Find the Zeros of the Function Calculator

Calculator Inputs

Coefficient of x⁶

Coefficient of x⁵

Coefficient of x⁴

Coefficient of x³

Coefficient of x²

Coefficient of x

Constant Term

Minimum x

Maximum x

Step Size

Tolerance

Maximum Iterations

Example Data Table

This example uses f(x) = x³ - 6x² + 11x - 6 over the interval [0, 4].

x	f(x)	Observation
0	-6	Below the axis
1	0	Zero at x = 1
2	0	Zero at x = 2
3	0	Zero at x = 3
4	6	Above the axis

Formula Used

The calculator evaluates a polynomial function in the form:

f(x) = a_nxⁿ + a_n-1x^n-1 + ... + a₁x + a₀

A zero of the function is any value r that makes f(r) = 0.
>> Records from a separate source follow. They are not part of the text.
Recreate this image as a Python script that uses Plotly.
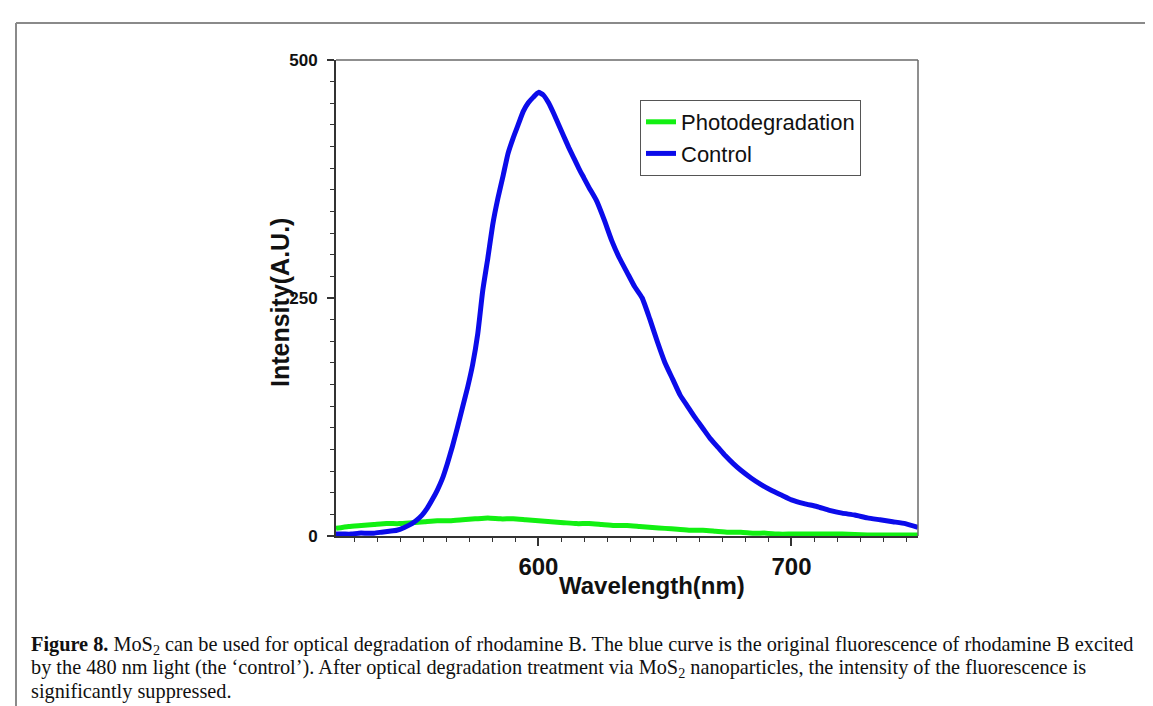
import plotly.graph_objects as go

# ---- data ----
wl_control = [520,523,526,529,532,535,538,541,544,547,550,552,554,556,558,560,562,564,566,568,
              570,572,574,576,578,580,582,584,586,588,590,592,594,596,598,600,602,604,606,608,
              610,612,614,616,618,620,623,626,629,632,635,638,641,644,647,650,653,656,659,662,
              665,668,671,674,677,680,684,688,692,696,700,705,710,715,720,725,730,735,740,745,750]
control = [2,2,2,3,3,3,4,5,6,9,13,17,22,29,38,48,60,76,94,114,
           135,156,180,212,258,292,328,355,378,402,418,432,446,455,461,466,463,455,444,432,
           420,408,397,386,376,366,352,332,310,292,277,262,250,228,204,182,165,148,136,124,
           113,102,93,84,76,69,61,54,48,43,38,34,31,27,24,22,19,17,15,13,9]

wl_photo = [520,525,530,535,540,545,550,555,560,565,570,575,580,585,590,595,600,605,610,615,
            620,625,630,635,640,645,650,655,660,665,670,675,680,685,690,695,700,710,720,730,740,750]
photo = [8,10,11,12,13,13,14,15,16,16,17,18,19,18,18,17,16,15,14,13,
         13,12,11,11,10,9,8,7,6,6,5,4,4,3,3,2,2,2,2,1,1,1]

x_ticks = [600, 700]
y_ticks = [0, 250, 500]

# ---- layout geometry (pixels) ----
W, H = 1153, 706
L, R, T, B = 328, 910, 52, 528


def px(xp):
    return (xp - L) / (R - L)


def py(yp):
    return (B - yp) / (B - T)


fig = go.Figure()
fig.add_trace(go.Scatter(x=wl_photo, y=photo, mode="lines", name="Photodegradation",
                         line=dict(color="#12f012", width=5, shape="spline", smoothing=0.5)))
fig.add_trace(go.Scatter(x=wl_control, y=control, mode="lines", name="Control",
                         line=dict(color="#0b0bea", width=5, shape="spline", smoothing=0.5)))

axis_font = "Liberation Sans, Arial, sans-serif"

fig.update_layout(
    width=W, height=H,
    margin=dict(l=L, r=W - R, t=T, b=H - B, pad=0),
    paper_bgcolor="white", plot_bgcolor="white",
    showlegend=True,
    legend=dict(x=px(632), y=py(92), xanchor="left", yanchor="top",
                bgcolor="white", bordercolor="#555555", borderwidth=1,
                font=dict(family=axis_font, size=22, color="#111111"),
                tracegroupgap=0, itemwidth=30),
    xaxis=dict(range=[520, 750], tickvals=x_ticks, ticktext=[str(v) for v in x_ticks],
               showgrid=False, zeroline=False, showline=True, linecolor="#333333", linewidth=2,
               ticks="outside", ticklen=8, tickwidth=1.5, tickcolor="#333333",
               tickfont=dict(family=axis_font, size=24, color="#111111", weight="bold"),
               minor=dict(tick0=600, dtick=100 / 11, ticks="outside", ticklen=4,
                          tickcolor="#333333", tickwidth=1.2, showgrid=False)),
    yaxis=dict(range=[0, 500], tickvals=y_ticks, ticktext=[str(v) for v in y_ticks],
               showgrid=False, zeroline=False, showline=True, linecolor="#333333", linewidth=2,
               ticks="outside", ticklen=7, tickwidth=1.5, tickcolor="#333333",
               ticklabelstandoff=6,
               tickfont=dict(family=axis_font, size=17, color="#111111", weight="bold"),
               minor=dict(tick0=0, dtick=250 / 11, ticks="outside", ticklen=4,
                          tickcolor="#333333", tickwidth=1.2, showgrid=False)),
)

# plot frame (top / right) and page frame lines
shapes = [
    dict(type="line", xref="paper", yref="paper", x0=0, x1=1, y0=1, y1=1,
         line=dict(color="#6a6a6a", width=1.5)),
    dict(type="line", xref="paper", yref="paper", x0=1, x1=1, y0=0, y1=1,
         line=dict(color="#6a6a6a", width=1.5)),
    dict(type="line", xref="paper", yref="paper", x0=px(8), x1=px(1170), y0=py(15), y1=py(15),
         line=dict(color="#8a8a8a", width=2)),
    dict(type="line", xref="paper", yref="paper", x0=px(8), x1=px(8), y0=py(15), y1=py(720),
         line=dict(color="#8a8a8a", width=2)),
]
fig.update_layout(shapes=shapes)

annotations = [
    dict(text="<b>Wavelength(nm)</b>", xref="paper", yref="paper", x=px(644), y=py(577),
         xanchor="center", yanchor="middle", showarrow=False,
         font=dict(family=axis_font, size=24, color="#111111")),
    dict(text="<b>Intensity(A.U.)</b>", xref="paper", yref="paper", x=px(272), y=py(295),
         xanchor="center", yanchor="middle", showarrow=False, textangle=-90,
         font=dict(family=axis_font, size=25, color="#111111")),
]

cap_font = dict(family="Liberation Serif, Times New Roman, serif", size=20.3, color="#111111")
caption_lines = [
    "<b>Figure 8.</b> MoS<sub>2</sub> can be used for optical degradation of rhodamine B. "
    "The blue curve is the original fluorescence of rhodamine B excited",
    "by the 480 nm light (the \u2018control\u2019). After optical degradation treatment via "
    "MoS<sub>2</sub> nanoparticles, the intensity of the fluorescence is",
    "significantly suppressed.",
]
for i, line in enumerate(caption_lines):
    annotations.append(dict(text=line, xref="paper", yref="paper", x=px(21), y=py(637 + 23 * i),
                            xanchor="left", yanchor="middle", showarrow=False, align="left",
                            font=cap_font))
fig.update_layout(annotations=annotations)

fig.write_html("out.html")
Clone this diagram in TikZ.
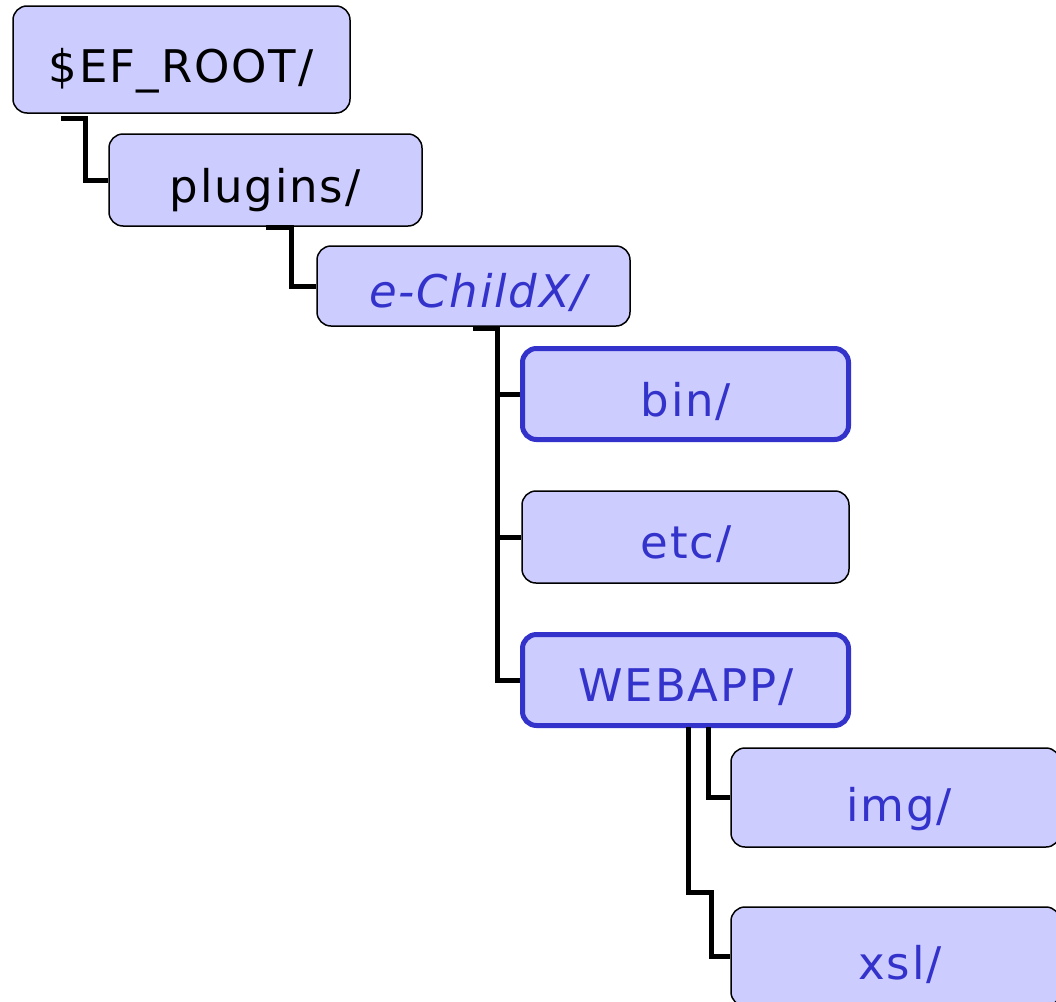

To detect zeros, the calculator samples the selected interval, checks for sign changes between nearby points, refines each candidate with bisection, and also tries numerical iteration with the Newton update:

x_next = x - f(x) / f'(x)

This mixed method helps capture both visible crossings and roots that need refinement.

How to Use This Calculator

Enter the polynomial coefficients from x⁶ down to the constant term.
Set the minimum and maximum x values for the search interval.
Choose a step size. Smaller steps usually improve detection.
Set the tolerance and maximum iterations for refinement.
Click Find Zeros to generate the roots, graph, and sample table.
Review the listed zeros and confirm them on the plot.
Use the CSV or PDF button to export the results.

FAQs

1. What is a zero of a function?

A zero is an x-value that makes the function equal to zero. On a graph, it is where the curve touches or crosses the horizontal axis.

2. Does this calculator work for every function type?

This version is designed for polynomial functions entered through coefficients. It does not directly accept trigonometric, logarithmic, or exponential expressions.

3. Why do I need a search interval?

The interval tells the calculator where to look. Roots outside that range will not appear, so a wider interval can reveal additional zeros.

4. Why does step size matter?

A smaller step checks more sample points and improves root detection. A larger step is faster, but it can miss narrow crossings or closely spaced zeros.

5. What if no zero is found?

The function may have no real zero in that interval, or the settings may be too coarse. Try expanding the interval or reducing the step size.

6. Can the calculator detect repeated roots?

It can detect some repeated roots through numerical refinement, but repeated roots are harder because the graph may only touch the axis without changing sign.

7. Why is the graph useful?

The graph gives a visual check of where the curve approaches or crosses zero. It helps confirm whether the listed roots match the function behavior.

8. What is shown in the exports?

The export includes the function summary, detected roots, and sampled value table. That makes it useful for notes, homework checks, and reporting.